Drone strike, which killed Taliban chief, comes five years after US special forces killed Osama bin Laden in another Pakistani city.
Pakistan accused the United States on Sunday of violating its sovereignty with a drone strike targeting the leader of the Afghan Taliban, in perhaps the most high-profile US incursion into Pakistani territory since the 2011 raid to kill Osama bin Laden.
Afghanistan said the attack killed Mullah Akhtar Mansour, which, if confirmed, could trigger a succession battle within an insurgency that has proved resilient despite a decade and a half of US military deployments to Afghanistan.
Afghan Taliban commander Sirajuddin Haqqani, a possible successor to Mansour, would likely prove an even more implacable foe of Afghan government forces and their US allies.
Still, the Saturday drone strike showed the United States was prepared to go after the Taliban leadership in Pakistan, which the government in Kabul has repeatedly accused of sheltering the insurgents.
Pakistan protested on Sunday, saying the US government did not inform Prime Minister Nawaz Sharif beforehand.
"This is a violation of Pakistan's sovereignty," Sharif told reporters in London.
US official, speaking on condition of anonymity, acknowledged that Washington only notified Pakistan after the strike.
It was unclear how long Mansour might have been inside Pakistan before the strike.
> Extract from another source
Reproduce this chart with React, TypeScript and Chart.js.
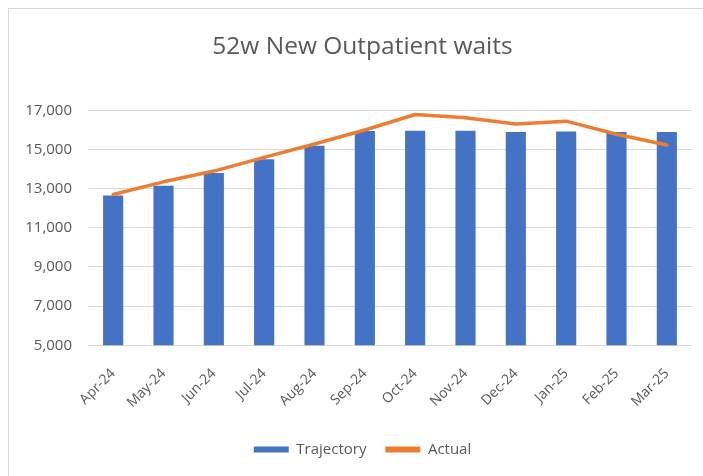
import { useEffect, useRef } from "react";
import { Chart, registerables } from "chart.js";

Chart.register(...registerables);

const months = ["Apr-24", "May-24", "Jun-24", "Jul-24", "Aug-24", "Sep-24", "Oct-24", "Nov-24", "Dec-24", "Jan-25", "Feb-25", "Mar-25"];
const trajectory = [12650, 13150, 13800, 14500, 15200, 15950, 15960, 15960, 15900, 15920, 15900, 15900];
const actual = [12700, 13350, 13900, 14600, 15280, 16000, 16790, 16620, 16300, 16450, 15780, 15230];
const yMin = 5000;
const yMax = 17000;
const yStep = 2000;
const titleText = "52w New Outpatient waits";

const FONT = "'Open Sans', 'Noto Sans', sans-serif";
const GREY = "#595959";

export default function App() {
  const ref = useRef<HTMLCanvasElement | null>(null);

  useEffect(() => {
    if (!ref.current) return;
    const chart = new Chart(ref.current, {
      type: "bar",
      data: {
        labels: months,
        datasets: [
          {
            type: "bar",
            label: "Trajectory",
            data: trajectory,
            backgroundColor: "#4472C4",
            borderWidth: 0,
            barPercentage: 0.4,
            categoryPercentage: 1,
            order: 1,
          },
          {
            type: "line",
            label: "Actual",
            data: actual,
            borderColor: "#ED7D31",
            backgroundColor: "#ED7D31",
            borderWidth: 3.5,
            pointRadius: 0,
            tension: 0,
            borderCapStyle: "round",
            borderJoinStyle: "round",
            order: 0,
          },
        ],
      },
      options: {
        responsive: false,
        animation: false,
        layout: { padding: { left: 0, right: 8, bottom: 9 } },
        plugins: {
          title: {
            display: true,
            text: titleText,
            color: GREY,
            font: { family: FONT, size: 24.5, weight: "normal" },
            padding: { top: 23, bottom: 49 },
          },
          legend: {
            position: "bottom",
            padding: { top: 21, bottom: 10, left: 10, right: 10 },
            labels: {
              color: GREY,
              font: { family: FONT, size: 15 },
              boxWidth: 35,
              boxHeight: 6,
              padding: 19,
              sort: (a: any, b: any) => a.datasetIndex - b.datasetIndex,
              generateLabels: (c: any) =>
                Chart.defaults.plugins.legend.labels.generateLabels(c).map((l: any) => ({ ...l, lineWidth: 0 })),
            },
          },
          tooltip: { enabled: false },
        },
        scales: {
          x: {
            grid: { display: false },
            border: { display: false },
            ticks: {
              color: GREY,
              font: { family: FONT, size: 14 },
              minRotation: 45,
              maxRotation: 45,
              padding: 12,
            },
          },
          y: {
            min: yMin,
            max: yMax,
            grid: { color: "#d9d9d9", drawTicks: false },
            border: { display: false },
            afterFit: (axis: any) => {
              axis.width = 74;
            },
            ticks: {
              stepSize: yStep,
              color: GREY,
              font: { family: FONT, size: 15 },
              padding: 16,
              callback: (v: any) => Number(v).toLocaleString("en-US"),
            },
          },
          yRight: {
            position: "right",
            min: yMin,
            max: yMax,
            grid: { display: false },
            border: { display: false },
            ticks: { display: false },
            afterFit: (axis: any) => {
              axis.width = 19;
            },
          },
        },
      },
    });
    return () => chart.destroy();
  }, []);

  return (
    <div style={{ position: "fixed", left: 8, top: 8, width: 720, height: 480, overflow: "hidden", background: "#fff" }}>
      <div style={{ width: 720, height: 480, borderLeft: "1px solid #d9d9d9", borderTop: "1px solid #d9d9d9", boxSizing: "border-box" }}>
        <canvas ref={ref} width={705} height={467} style={{ display: "block", marginLeft: 5 }} />
      </div>
    </div>
  );
}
Pakistan's Foreign Ministry disclosed that a passport found at the site of the strike, bearing a different name, carried a valid Iranian visa.
These pictures have been shared on Twitter and Facebook, confirming he came from Iran and was also carrying Pakistani documents.
The Foreign Ministry added that the purported passport holder was believed to have returned to Pakistan from Iran on Saturday, the day of the drone strike targeting Mansour. Photos of the passport, bearing the name Wali Muhammad, seen by Reuters showed a passing resemblance to some of the old photos available of Mansour.
If it is confirmed that Mansour had travelled to Iran before his death, it would raise new questions about the Taliban's use of neighbouring territories, including Iran.
People on social media have already started to wonder what the Taliban leader was doing in Iran. And why wasn't he killed there.